··· Data section

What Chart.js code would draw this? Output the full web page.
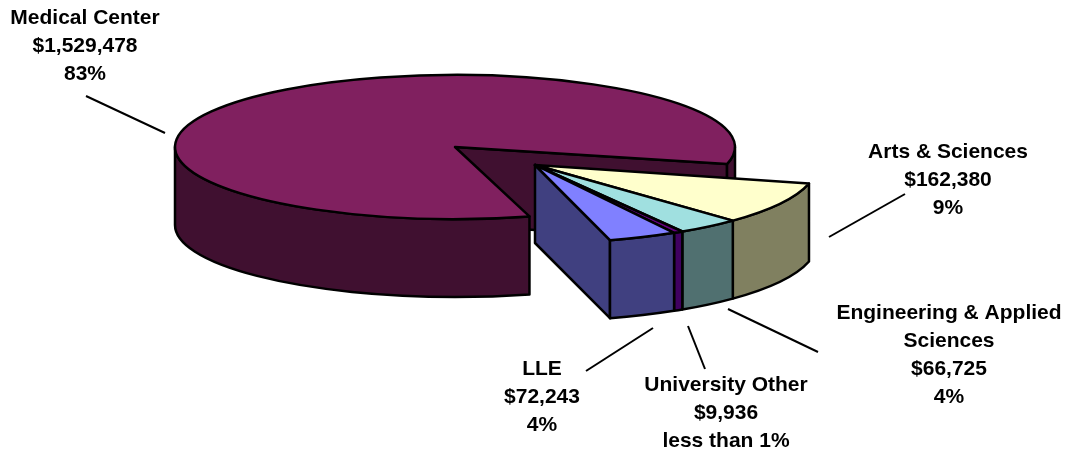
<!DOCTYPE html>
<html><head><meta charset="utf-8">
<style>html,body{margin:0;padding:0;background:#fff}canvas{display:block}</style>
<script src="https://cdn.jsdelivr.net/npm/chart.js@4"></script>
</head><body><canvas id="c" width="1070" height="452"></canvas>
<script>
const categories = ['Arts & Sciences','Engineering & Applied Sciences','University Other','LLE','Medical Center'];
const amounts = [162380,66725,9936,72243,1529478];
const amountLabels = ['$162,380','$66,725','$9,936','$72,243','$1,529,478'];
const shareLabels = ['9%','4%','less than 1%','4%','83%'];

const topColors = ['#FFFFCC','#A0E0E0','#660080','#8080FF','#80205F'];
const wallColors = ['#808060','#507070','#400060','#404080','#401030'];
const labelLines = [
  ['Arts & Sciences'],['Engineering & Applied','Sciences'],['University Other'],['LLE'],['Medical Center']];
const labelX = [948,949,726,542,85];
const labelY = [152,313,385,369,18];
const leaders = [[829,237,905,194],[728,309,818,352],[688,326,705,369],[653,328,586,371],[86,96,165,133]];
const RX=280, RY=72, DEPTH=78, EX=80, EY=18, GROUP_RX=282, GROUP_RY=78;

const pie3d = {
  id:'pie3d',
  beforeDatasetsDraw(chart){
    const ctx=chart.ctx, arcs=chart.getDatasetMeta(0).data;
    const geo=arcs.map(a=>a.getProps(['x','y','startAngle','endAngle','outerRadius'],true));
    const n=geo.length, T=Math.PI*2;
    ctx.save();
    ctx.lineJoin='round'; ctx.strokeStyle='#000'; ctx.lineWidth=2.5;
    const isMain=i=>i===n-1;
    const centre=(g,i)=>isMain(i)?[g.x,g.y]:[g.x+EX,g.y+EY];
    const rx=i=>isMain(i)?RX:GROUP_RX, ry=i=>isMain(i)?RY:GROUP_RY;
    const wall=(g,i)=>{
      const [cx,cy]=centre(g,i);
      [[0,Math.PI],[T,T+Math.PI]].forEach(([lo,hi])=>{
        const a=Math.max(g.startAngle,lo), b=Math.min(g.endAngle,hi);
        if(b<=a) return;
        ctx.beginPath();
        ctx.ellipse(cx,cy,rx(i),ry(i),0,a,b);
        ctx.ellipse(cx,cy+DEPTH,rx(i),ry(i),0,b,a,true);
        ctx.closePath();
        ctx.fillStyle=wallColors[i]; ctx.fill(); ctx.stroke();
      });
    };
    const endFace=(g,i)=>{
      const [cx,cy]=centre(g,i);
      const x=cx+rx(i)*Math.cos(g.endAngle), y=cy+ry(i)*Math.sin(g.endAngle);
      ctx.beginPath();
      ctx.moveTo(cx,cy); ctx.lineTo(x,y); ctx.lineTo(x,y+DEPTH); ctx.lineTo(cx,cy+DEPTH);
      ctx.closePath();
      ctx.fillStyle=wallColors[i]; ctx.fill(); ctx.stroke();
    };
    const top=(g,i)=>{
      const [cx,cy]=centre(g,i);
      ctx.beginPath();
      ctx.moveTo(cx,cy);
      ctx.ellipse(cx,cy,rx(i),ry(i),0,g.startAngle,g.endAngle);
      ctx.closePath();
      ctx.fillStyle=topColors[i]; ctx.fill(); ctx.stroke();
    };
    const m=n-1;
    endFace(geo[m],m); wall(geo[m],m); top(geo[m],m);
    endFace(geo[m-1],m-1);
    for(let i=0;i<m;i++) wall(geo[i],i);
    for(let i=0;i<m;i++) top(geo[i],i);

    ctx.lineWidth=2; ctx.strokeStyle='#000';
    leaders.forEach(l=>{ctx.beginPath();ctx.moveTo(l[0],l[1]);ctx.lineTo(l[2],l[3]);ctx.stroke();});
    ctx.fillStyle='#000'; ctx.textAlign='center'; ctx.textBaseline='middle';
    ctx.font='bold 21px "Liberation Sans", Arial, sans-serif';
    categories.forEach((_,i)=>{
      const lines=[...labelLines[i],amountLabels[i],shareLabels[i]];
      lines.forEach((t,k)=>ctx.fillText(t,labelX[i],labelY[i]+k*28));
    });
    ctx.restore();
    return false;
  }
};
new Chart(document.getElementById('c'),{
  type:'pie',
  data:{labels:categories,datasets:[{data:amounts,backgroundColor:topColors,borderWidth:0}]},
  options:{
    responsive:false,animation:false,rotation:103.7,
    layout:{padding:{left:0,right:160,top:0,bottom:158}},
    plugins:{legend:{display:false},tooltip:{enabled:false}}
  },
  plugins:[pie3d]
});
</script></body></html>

······

▸ Aim of the exercise: Everything from the first line to the line with "EY=18, GROUP_RX=282, GROUP_RY=78;" must be repeated exactly, and nothing else. Leave the pictures out.

▸ Response to this exercise:
What Chart.js code would draw this? Output the full web page.
<!DOCTYPE html>
<html><head><meta charset="utf-8">
<style>html,body{margin:0;padding:0;background:#fff}canvas{display:block}</style>
<script src="https://cdn.jsdelivr.net/npm/chart.js@4"></script>
</head><body><canvas id="c" width="1070" height="452"></canvas>
<script>
const categories = ['Arts & Sciences','Engineering & Applied Sciences','University Other','LLE','Medical Center'];
const amounts = [162380,66725,9936,72243,1529478];
const amountLabels = ['$162,380','$66,725','$9,936','$72,243','$1,529,478'];
const shareLabels = ['9%','4%','less than 1%','4%','83%'];

const topColors = ['#FFFFCC','#A0E0E0','#660080','#8080FF','#80205F'];
const wallColors = ['#808060','#507070','#400060','#404080','#401030'];
const labelLines = [
  ['Arts & Sciences'],['Engineering & Applied','Sciences'],['University Other'],['LLE'],['Medical Center']];
const labelX = [948,949,726,542,85];
const labelY = [152,313,385,369,18];
const leaders = [[829,237,905,194],[728,309,818,352],[688,326,705,369],[653,328,586,371],[86,96,165,133]];
const RX=280, RY=72, DEPTH=78, EX=80, EY=18, GROUP_RX=282, GROUP_RY=78;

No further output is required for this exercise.